Obviously, Lawrence spends a lot of his energy here on class and concepts of it, given that Connie is the Lady in question and the titular lover is her husband Sir Clifford’s groundskeeper. Even Connie’s liberal-leaning artsy father and sister are dismayed at the thought of the scandal if it ever gets out that Connie’s sleeping with the help. Connie herself argues on behalf of the working class and against the privilege of her own monied class throughout the novel, and Mellors is the model working-class man: educated, literate, well travelled thanks to his time in the army, and able to speak the “King’s English” (this one gave me a little jolt since it’s always been the Queen’s English for me, but of course, it was a king back then). The passionless modern people like Sir Clifford and his band of intellectuals all speak at various times of keeping the working people in their place, and it’s not too hard to see whose side Lawrence was on.

The notes at the end are very welcome, especially if you are not British and have never really understood just what “my-eye-Betty-Martin” means. Although modern Brits probably have no clue either. The dialect guide is interesting, but not really required since you can generally get what is being said from the context. The thing that made my head explode is the “A Propos”, which immediately follows the text of the novel. Holy smokes! This is when you can really see Lawrence had some brain fever going on.
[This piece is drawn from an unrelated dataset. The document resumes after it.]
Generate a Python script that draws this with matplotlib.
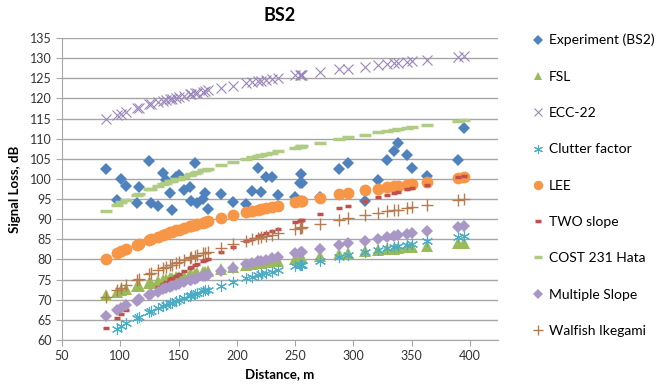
import numpy as np
import matplotlib
matplotlib.use("Agg")
import matplotlib.pyplot as plt

plt.rcParams['font.family'] = ['Lato', 'DejaVu Sans']

# distances (m) shared by measurement and all models
distance = [88, 97, 101, 105, 114, 116, 125, 126, 132, 137, 139, 143, 144, 148, 150,
            155, 160, 161, 164, 166, 171, 173, 175, 186, 197, 208, 213, 218, 221, 225,
            230, 235, 250, 254, 255, 256, 271, 288, 295, 310, 321, 329, 335, 338, 346,
            350, 363, 390, 395]

experiment = [102.5, 94.8, 99.9, 98.3, 94.1, 98.1, 104.5, 94.1, 93.3, 101.4, 99.7, 96.6,
              92.3, 100.6, 101.0, 97.3, 98.0, 94.4, 103.9, 94.0, 94.9, 96.6, 92.5, 96.2,
              94.3, 93.8, 97.1, 102.6, 96.8, 100.4, 100.4, 96.0, 95.6, 98.9, 101.2, 99.1,
              95.6, 102.5, 104.0, 94.4, 99.7, 104.6, 106.9, 108.9, 106.0, 102.6, 100.7,
              104.7, 112.6]

fsl = [71.1, 71.9, 72.3, 72.6, 73.4, 73.5, 74.2, 74.2, 74.6, 74.9, 75.1, 75.3, 75.4, 75.6,
       75.7, 76.0, 76.3, 76.3, 76.5, 76.6, 76.9, 77.0, 77.1, 77.6, 78.1, 78.6, 78.8, 79.0,
       79.1, 79.3, 79.5, 79.6, 80.2, 80.3, 80.3, 80.4, 80.9, 81.4, 81.6, 82.0, 82.3, 82.6,
       82.7, 82.8, 83.0, 83.1, 83.4, 84.0, 84.1]

ecc22 = [114.8, 115.8, 116.2, 116.6, 117.5, 117.7, 118.5, 118.5, 119.0, 119.4, 119.6,
         119.9, 119.9, 120.2, 120.4, 120.7, 121.0, 121.1, 121.3, 121.4, 121.7, 121.8,
         122.0, 122.6, 123.2, 123.8, 124.0, 124.3, 124.4, 124.6, 124.8, 125.0, 125.7,
         125.9, 125.9, 125.9, 126.5, 127.2, 127.4, 127.9, 128.3, 128.5, 128.7, 128.8,
         129.1, 129.2, 129.6, 130.3, 130.5]

clutter = [np.nan, 62.8, 63.5, 64.1, 65.4, 65.7, 67.0, 67.1, 67.9, 68.5, 68.7, 69.2, 69.3,
           69.7, 70.0, 70.5, 71.0, 71.1, 71.4, 71.6, 72.1, 72.3, 72.5, 73.5, 74.4, 75.3,
           75.7, 76.1, 76.3, 76.6, 77.0, 77.3, 78.3, 78.6, 78.7, 78.7, 79.7, 80.7, 81.1,
           81.9, 82.4, 82.9, 83.2, 83.3, 83.7, 83.9, 84.5, 85.6, 85.9]

lee = [80.2, 81.5, 82.1, 82.6, 83.7, 83.9, 84.9, 85.0, 85.7, 86.2, 86.4, 86.7, 86.8, 87.2,
       87.4, 87.8, 88.3, 88.3, 88.6, 88.7, 89.1, 89.3, 89.5, 90.3, 91.1, 91.8, 92.1, 92.4,
       92.6, 92.8, 93.1, 93.4, 94.3, 94.5, 94.5, 94.6, 95.3, 96.2, 96.5, 97.2, 97.6, 98.0,
       98.2, 98.3, 98.6, 98.8, 99.3, 100.2, 100.4]

two_slope = [62.9, 65.4, 66.4, 67.4, 69.4, 69.9, 71.7, 71.9, 73.1, 74.0, 74.4, 75.1, 75.3,
             76.0, 76.3, 77.2, 78.0, 78.1, 78.6, 78.9, 79.6, 79.9, 80.2, 81.8, 83.2, 84.6,
             85.2, 85.8, 86.1, 86.6, 87.1, 87.6, 89.2, 89.6, 89.7, 89.8, 91.2, 92.8, 93.4,
             94.6, 95.5, 96.1, 96.6, 96.8, 97.4, 97.7, 98.6, 100.4, 100.7]

cost231 = [92.1, 93.6, 94.2, 94.8, 96.0, 96.3, 97.4, 97.5, 98.2, 98.7, 99.0, 99.4, 99.5,
           99.9, 100.1, 100.6, 101.1, 101.2, 101.5, 101.6, 102.1, 102.3, 102.4, 103.4,
           104.2, 105.0, 105.4, 105.7, 105.9, 106.2, 106.5, 106.9, 107.8, 108.0, 108.1,
           108.2, 109.0, 109.9, 110.3, 111.0, 111.6, 111.9, 112.2, 112.3, 112.7, 112.8,
           113.4, 114.5, 114.7]

multi_slope = [66.0, 67.4, 68.0, 68.6, 69.8, 70.1, 71.2, 71.3, 72.0, 72.6, 72.8, 73.2, 73.3,
               73.7, 73.9, 74.4, 74.9, 75.0, 75.2, 75.4, 75.9, 76.0, 76.2, 77.1, 78.0, 78.8,
               79.1, 79.5, 79.7, 79.9, 80.3, 80.6, 81.5, 81.7, 81.8, 81.9, 82.7, 83.6, 84.0,
               84.7, 85.2, 85.6, 85.9, 86.0, 86.3, 86.5, 87.0, 88.1, 88.3]

walfish = [70.8, 72.4, 73.0, 73.6, 75.0, 75.2, 76.4, 76.6, 77.3, 77.9, 78.2, 78.6, 78.7,
           79.2, 79.4, 79.9, 80.4, 80.5, 80.8, 81.0, 81.5, 81.7, 81.8, 82.8, 83.8, 84.6,
           85.0, 85.4, 85.6, 85.9, 86.2, 86.6, 87.6, 87.8, 87.9, 88.0, 88.9, 89.9, 90.2,
           91.0, 91.6, 92.0, 92.3, 92.4, 92.8, 93.0, 93.6, 94.7, 94.9]

fig = plt.figure(figsize=(6.56, 3.92), dpi=100)
ax = fig.add_axes([62 / 656, 1 - 340 / 392, 436 / 656, 302 / 392])

ax.plot(distance, experiment, 'D', color='#4F81BD', ms=6.5, mew=0, label='Experiment (BS2)')
ax.plot(distance, fsl, '^', color='#9BBB59', ms=8, mew=0, label='FSL')
ax.plot(distance, ecc22, 'x', color='#9A86BA', ms=7.5, mew=0.8, label='ECC-22')
ax.plot(distance, clutter, '*', color='#4BACC6', ms=8, mew=0.8, fillstyle='none',
        marker=(6, 2, 0), label='Clutter factor')
ax.plot(distance, lee, 'o', color='#F79646', ms=8.5, mew=0, label='LEE')
ax.plot(distance, two_slope, '_', color='#C0504D', ms=5, mew=2.5, label='TWO slope')
ax.plot(distance, cost231, '_', color='#AFCB84', ms=8, mew=2.5, label='COST 231 Hata')
ax.plot(distance, multi_slope, 'D', color='#A997C6', ms=6.5, mew=0, label='Multiple Slope')
ax.plot(distance, walfish, '+', color='#B57A4E', ms=9, mew=1, label='Walfish Ikegami')

ax.set_xlim(50, 424)
ax.set_ylim(60, 135)
ax.set_xticks(np.arange(50, 401, 50))
ax.set_yticks(np.arange(60, 136, 5))
ax.yaxis.grid(True, color='#A6A6A6', lw=1)
ax.set_axisbelow(True)
for s in ['top', 'right']:
    ax.spines[s].set_visible(False)
for s in ['left', 'bottom']:
    ax.spines[s].set_color('#A6A6A6')
ax.tick_params(colors='#A6A6A6', labelcolor='#333333', labelsize=9, length=4)

ax.set_title('BS2', fontsize=13, fontweight='bold', pad=12)
ax.set_xlabel('Distance, m', fontsize=9.5, fontweight='bold', labelpad=4)
ax.set_ylabel('Signal Loss, dB', fontsize=9.5, fontweight='bold', labelpad=6)

fig.legend(loc='upper left', bbox_to_anchor=(525 / 656, 1 - 27 / 392), frameon=False,
           fontsize=10, labelspacing=1.75, handlelength=0.8, handletextpad=0.4,
           borderpad=0, markerscale=0.8)

fig.savefig('out.png', dpi=100)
Reading this thirty-page treatise on his last novel is the literary equivalent of being stuck in a bus shelter with a lunatic ranting about God, the state, marriage and how it’s all going to hell, and pressing his pamphlet printed in crazy-people, ransom-letter font into your hand, and it’s raining really hard outside, so you either have to stay and listen to you’re not even sure what, or go stand in the pouring rain. And the longer you wait, the more attractive the rain option gets. Seriously. It starts off more or less sane, interesting and somewhat reasonable, even if you’re not totally on board with his premise of marriage being the thing that will save England. But then you get to passages like:

And everybody, pretty well, takes it for granted that as soon as we can find a feasible way out of it, marriage will be abolished. The Soviet abolishes marriage: or did. If new “modern” states spring up, they will almost certainly follow suit. They will try to find some social substitute for marriage, and abolish the hated yoke of conjugality. State support of motherhood, state support of children, and independence of women. It is on the programme of every great scheme of reform. And it means, of course, the abolition of marriage.
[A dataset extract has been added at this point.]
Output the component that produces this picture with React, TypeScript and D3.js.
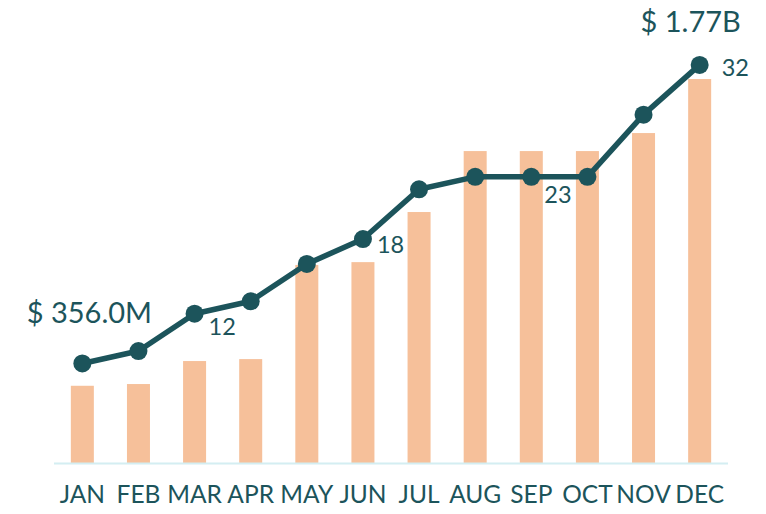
import React from "react";
import * as d3 from "d3";

const months = ["JAN", "FEB", "MAR", "APR", "MAY", "JUN", "JUL", "AUG", "SEP", "OCT", "NOV", "DEC"];
const revenue = [356, 364, 470, 479, 913, 926, 1157, 1438, 1438, 1438, 1521, 1770]; // $M
const counts = [8, 9, 12, 13, 16, 18, 22, 23, 23, 23, 28, 32];
const countLabelMonths = ["MAR", "JUN", "SEP", "DEC"];

const W = 766;
const H = 514;
const TEAL = "#1c545b";
const BAR = "#f6c09a";
const AXIS = "#d4eef2";

const labelOffsets: Record<string, [number, number]> = {
  MAR: [14, 21],
  JUN: [14, 14],
  SEP: [13, 26],
  DEC: [22, 11],
};

function fmtMoney(v: number) {
  return v >= 1000 ? `$ ${(v / 1000).toFixed(2)}B` : `$ ${v.toFixed(1)}M`;
}

export default function App() {
  const x = d3.scaleBand<string>().domain(months).range([54, 728]).paddingInner(0.59).paddingOuter(0.3);
  const yBar = d3.scaleLinear().domain([0, 1950]).range([463, 40]);
  const yLine = d3.scaleLinear().domain([0, 34]).range([463, 40]);
  const cx = (m: string) => (x(m) as number) + x.bandwidth() / 2;
  const line = d3
    .line<number>()
    .x((_, i) => cx(months[i]))
    .y((d) => yLine(d));

  const first = 0;
  const last = months.length - 1;

  return (
    <svg width={W} height={H} style={{ position: "absolute", left: 0, top: 0 }} fontFamily="Lato, sans-serif">
      {months.map((m, i) => (
        <rect key={m} x={x(m)} y={yBar(revenue[i])} width={x.bandwidth()} height={yBar(0) - yBar(revenue[i])} fill={BAR} />
      ))}
      <line x1={54} x2={728} y1={463.5} y2={463.5} stroke={AXIS} strokeWidth={2} />
      {months.map((m) => (
        <text key={m} x={cx(m)} y={503} textAnchor="middle" fontSize={24.5} fill={TEAL}>
          {m}
        </text>
      ))}
      <path d={line(counts) || ""} fill="none" stroke={TEAL} strokeWidth={5.5} strokeLinejoin="round" />
      {counts.map((c, i) => (
        <circle key={i} cx={cx(months[i])} cy={yLine(c)} r={9} fill={TEAL} />
      ))}
      {countLabelMonths.map((m) => {
        const i = months.indexOf(m);
        const [dx, dy] = labelOffsets[m];
        return (
          <text key={m} x={cx(m) + dx} y={yLine(counts[i]) + dy} fontSize={23.5} fill={TEAL}>
            {counts[i]}
          </text>
        );
      })}
      <text x={cx(months[first]) + 7} y={323} textAnchor="middle" fontSize={29} fill={TEAL}>
        {fmtMoney(revenue[first])}
      </text>
      <text x={cx(months[last]) - 9} y={32} textAnchor="middle" fontSize={29} fill={TEAL}>
        {fmtMoney(revenue[last])}
      </text>
    </svg>
  );
}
And this is when you start thinking, wait, what? What the hell is this guy talking about? And it continues to spiral further and further down the rabbit hole of a “blood communion” between man and woman, and the fall of the Church of England because of the destruction of the permanency of marriage.

What I realized is that outside the confines of a fictional narrative structure, Lawrence and his passion, the beautiful and insightful strings of words he puts together, they all run off into crazy homeless guy territory. But I have spent many years loving his thoughts on love, loving his dry wit (like when a woman suggests that if they get rid of “[a]ll the love business”, it could be replaced with a “little morphine in the air”), and so, I even love this deranged rambling essay bookending his most controversial work. But in the way you love your grandpa even though he says racist things sometimes.

2 thoughts on “Lady Chatterley’s Lover: D.H. Lawrence

  1. Ha, I know how you feel. I saw one of the beauties and I needed to restrain myself with superhuman will of steel and walked away without buying any. Even if I’ve read the books, they just looked so pretty. Penguin is evil, I tell you.